Relatedly, the desire for more rigorous evaluation often conflicts with real-world constraints around program design and rollout. Politicians and program administrators face pressures to launch new initiatives quickly to address pressing issues. This limits the ability to first design programs specifically to facilitate evaluation or to take the time needed to pilot and refine interventions before broader implementation. The reality is that most programs are not created primarily for research purposes. Retrofitting them later for more rigorous evaluation is challenging.
Expanding experimental evaluation substantially raises data demands. Large-scale randomized experiments require collecting extensive individual-level data over long periods on both program participants and control groups, as well as cleaning, linking, and analyzing massive datasets. This type of data infrastructure is costly to create, maintain over time, and gain approval to access for research purposes due to confidentiality concerns. Related privacy and ethical issues also arise around collecting, storing and sharing sensitive personal information on a wide scale.
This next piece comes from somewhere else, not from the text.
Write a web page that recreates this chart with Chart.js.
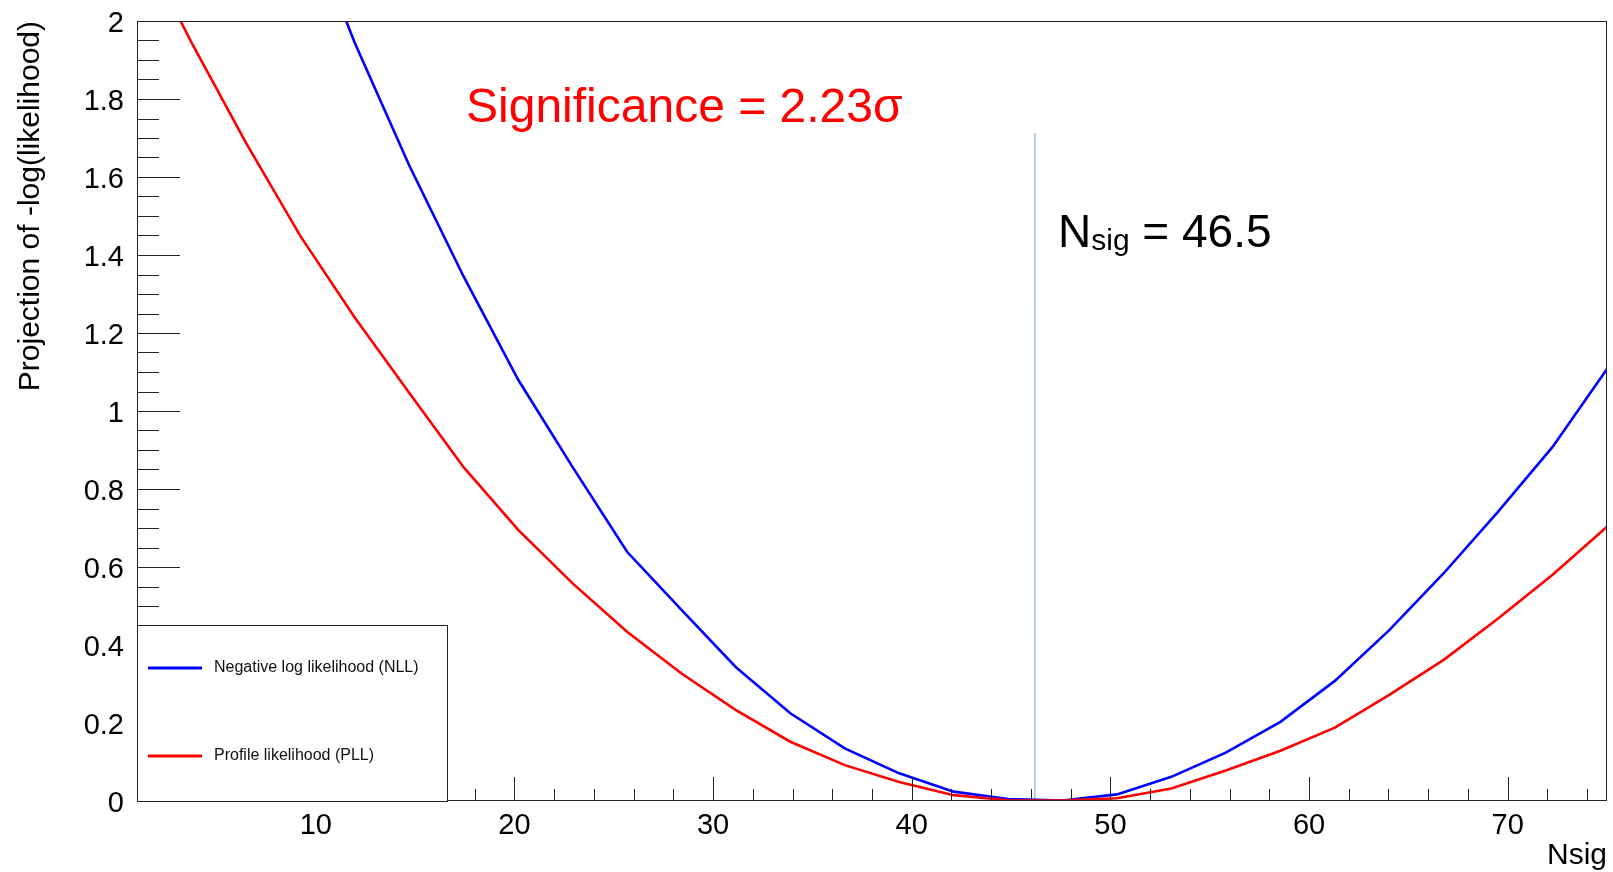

There are also concerns about demand characteristics, coercion, and unintended behavioral responses in experimental designs when study populations realize they are part of an evaluation. Simply evaluating more programs more rigorously could potentially influence the nature and quality of service delivery. Staff may feel pressure to artificially boost measured outcomes, for example. Also, participants assigned to a control group aware they are not receiving a promoted service could behave differently than they otherwise would.
The generalizability of even very rigorously-evaluated programs also remains limited by contextual factors not captured in experiments. Results obtained from evaluating a given policy under specific conditions may not translate predictably if the same policy is implemented differently elsewhere with varying target populations, available resources, community characteristics, and so on. Likewise, evaluations focus on discrete policies or interventions but the impacts of any given program are often confounded by simultaneous changes in the broader environment over time. Sorting out the influence of contextual factors poses methodological challenges.
Calls to vastly scale up randomized experimental evaluations could paradoxically reduce their credibility and influence if not implemented judiciously. Done poorly or without constraint, “evaluation for evaluation’s sake” risks producing a mountain of low-quality, inconclusive results that policymakers rightly learn to ignore or discount. Experimental evaluations demand substantial expertise and resources to design well, avoid biases, and yield clear, robust findings – qualities that become rarer as the volume of evaluations grows without regard to proportional increases in funding and methodological support. There is also a risk of “diluting the brand” of experimental methods through low-quality imitations that undermine trust in the approach.
Substantially increasing both the scope and rigor of impact evaluations faces major obstacles around the logistical and ethical feasibility of implementing randomized controlled trials at scale across diverse policy contexts, as well as gaps in data infrastructure, unintended behavioral consequences of evaluation designs, limited generalizability, and the very real risk of diminishing returns from vastly expanding evaluation activity without commensurate safeguards for quality. If the goal is to generate sound evidence that directly informs real-world policy and practice, these challenges must be addressed systemically through coordinated long-term investments in methodology, capacity-building, and innovation.